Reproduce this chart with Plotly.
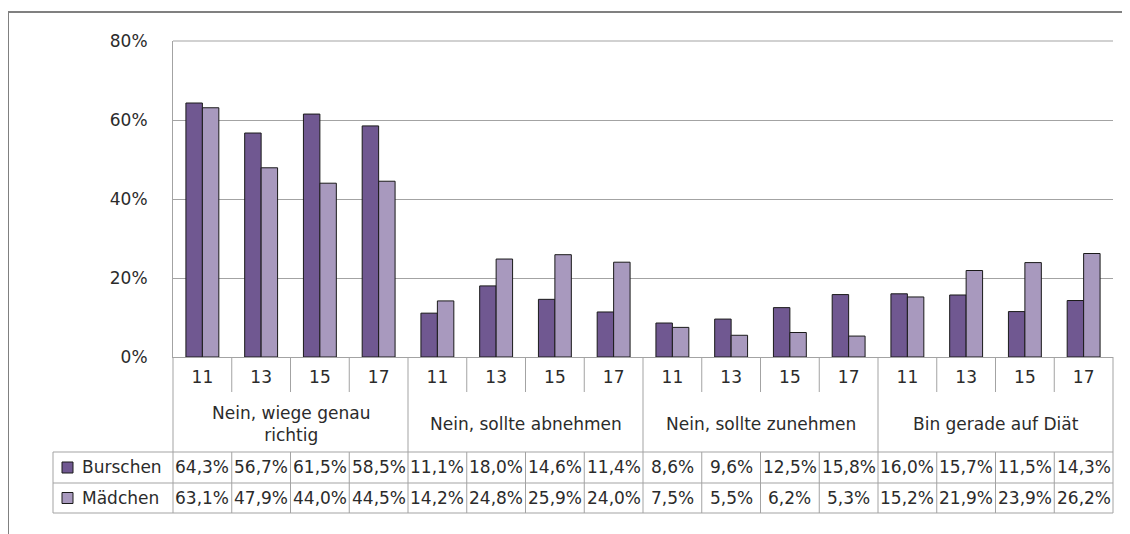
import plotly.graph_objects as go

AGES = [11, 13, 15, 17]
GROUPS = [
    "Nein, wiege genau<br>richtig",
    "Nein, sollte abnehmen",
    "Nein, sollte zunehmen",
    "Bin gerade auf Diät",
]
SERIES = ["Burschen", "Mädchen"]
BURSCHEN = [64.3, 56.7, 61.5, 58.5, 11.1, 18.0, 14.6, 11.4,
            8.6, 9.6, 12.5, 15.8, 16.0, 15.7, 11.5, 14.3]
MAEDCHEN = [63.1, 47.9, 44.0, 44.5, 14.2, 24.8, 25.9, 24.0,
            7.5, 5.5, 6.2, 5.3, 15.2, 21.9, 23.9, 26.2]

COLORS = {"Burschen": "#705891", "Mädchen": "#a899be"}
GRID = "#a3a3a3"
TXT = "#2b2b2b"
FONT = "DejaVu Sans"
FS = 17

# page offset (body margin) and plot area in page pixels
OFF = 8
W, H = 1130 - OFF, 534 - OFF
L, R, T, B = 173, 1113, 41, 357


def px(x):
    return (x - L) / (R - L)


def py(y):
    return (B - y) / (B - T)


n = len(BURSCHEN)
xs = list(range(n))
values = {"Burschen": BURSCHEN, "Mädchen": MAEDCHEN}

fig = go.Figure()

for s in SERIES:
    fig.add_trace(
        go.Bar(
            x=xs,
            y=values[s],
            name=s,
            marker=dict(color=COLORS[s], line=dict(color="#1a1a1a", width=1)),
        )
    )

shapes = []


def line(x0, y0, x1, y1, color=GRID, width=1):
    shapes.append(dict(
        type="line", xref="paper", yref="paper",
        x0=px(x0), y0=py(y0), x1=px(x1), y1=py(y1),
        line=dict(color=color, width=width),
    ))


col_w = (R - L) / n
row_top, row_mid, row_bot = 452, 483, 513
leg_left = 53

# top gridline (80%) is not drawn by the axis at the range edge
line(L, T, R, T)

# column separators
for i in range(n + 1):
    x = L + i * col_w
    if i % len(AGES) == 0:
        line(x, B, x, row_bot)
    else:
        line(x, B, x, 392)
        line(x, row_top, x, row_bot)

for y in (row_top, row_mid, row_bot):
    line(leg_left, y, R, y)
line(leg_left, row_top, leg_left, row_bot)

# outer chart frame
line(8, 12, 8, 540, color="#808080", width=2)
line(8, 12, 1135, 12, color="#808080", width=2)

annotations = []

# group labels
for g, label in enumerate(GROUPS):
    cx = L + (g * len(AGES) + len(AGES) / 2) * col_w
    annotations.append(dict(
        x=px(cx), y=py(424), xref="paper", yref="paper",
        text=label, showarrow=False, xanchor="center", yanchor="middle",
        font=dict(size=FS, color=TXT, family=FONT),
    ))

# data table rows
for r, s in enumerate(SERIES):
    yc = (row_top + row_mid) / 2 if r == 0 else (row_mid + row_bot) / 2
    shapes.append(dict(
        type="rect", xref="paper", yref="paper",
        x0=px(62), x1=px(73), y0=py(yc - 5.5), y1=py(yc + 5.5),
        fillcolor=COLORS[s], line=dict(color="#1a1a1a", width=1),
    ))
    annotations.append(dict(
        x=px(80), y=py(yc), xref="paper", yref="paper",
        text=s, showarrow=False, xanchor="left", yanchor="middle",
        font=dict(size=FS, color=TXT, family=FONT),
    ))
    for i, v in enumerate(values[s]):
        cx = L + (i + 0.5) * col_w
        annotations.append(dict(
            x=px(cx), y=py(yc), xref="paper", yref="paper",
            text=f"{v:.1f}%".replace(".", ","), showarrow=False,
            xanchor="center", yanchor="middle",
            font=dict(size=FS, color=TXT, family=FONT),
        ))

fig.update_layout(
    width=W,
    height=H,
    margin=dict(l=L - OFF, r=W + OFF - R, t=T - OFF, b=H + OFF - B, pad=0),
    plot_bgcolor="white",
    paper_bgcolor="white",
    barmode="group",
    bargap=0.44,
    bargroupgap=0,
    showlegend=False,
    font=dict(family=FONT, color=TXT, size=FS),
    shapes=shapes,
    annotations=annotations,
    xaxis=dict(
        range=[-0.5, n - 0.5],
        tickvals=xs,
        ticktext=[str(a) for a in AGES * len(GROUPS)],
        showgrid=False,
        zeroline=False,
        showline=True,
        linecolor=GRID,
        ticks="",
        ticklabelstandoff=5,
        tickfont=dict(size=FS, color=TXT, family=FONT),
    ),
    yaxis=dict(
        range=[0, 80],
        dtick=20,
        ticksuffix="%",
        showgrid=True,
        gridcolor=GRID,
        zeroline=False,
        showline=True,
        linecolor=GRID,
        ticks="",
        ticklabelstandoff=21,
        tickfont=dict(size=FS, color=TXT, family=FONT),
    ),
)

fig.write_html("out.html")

────

Pictures stay out. Repeat only the lines from the beginning of the data through the line that has "return (B - y) / (B - T)".

▶ [Result below]:
Reproduce this chart with Plotly.
import plotly.graph_objects as go

AGES = [11, 13, 15, 17]
GROUPS = [
    "Nein, wiege genau<br>richtig",
    "Nein, sollte abnehmen",
    "Nein, sollte zunehmen",
    "Bin gerade auf Diät",
]
SERIES = ["Burschen", "Mädchen"]
BURSCHEN = [64.3, 56.7, 61.5, 58.5, 11.1, 18.0, 14.6, 11.4,
            8.6, 9.6, 12.5, 15.8, 16.0, 15.7, 11.5, 14.3]
MAEDCHEN = [63.1, 47.9, 44.0, 44.5, 14.2, 24.8, 25.9, 24.0,
            7.5, 5.5, 6.2, 5.3, 15.2, 21.9, 23.9, 26.2]

COLORS = {"Burschen": "#705891", "Mädchen": "#a899be"}
GRID = "#a3a3a3"
TXT = "#2b2b2b"
FONT = "DejaVu Sans"
FS = 17

# page offset (body margin) and plot area in page pixels
OFF = 8
W, H = 1130 - OFF, 534 - OFF
L, R, T, B = 173, 1113, 41, 357


def px(x):
    return (x - L) / (R - L)


def py(y):
    return (B - y) / (B - T)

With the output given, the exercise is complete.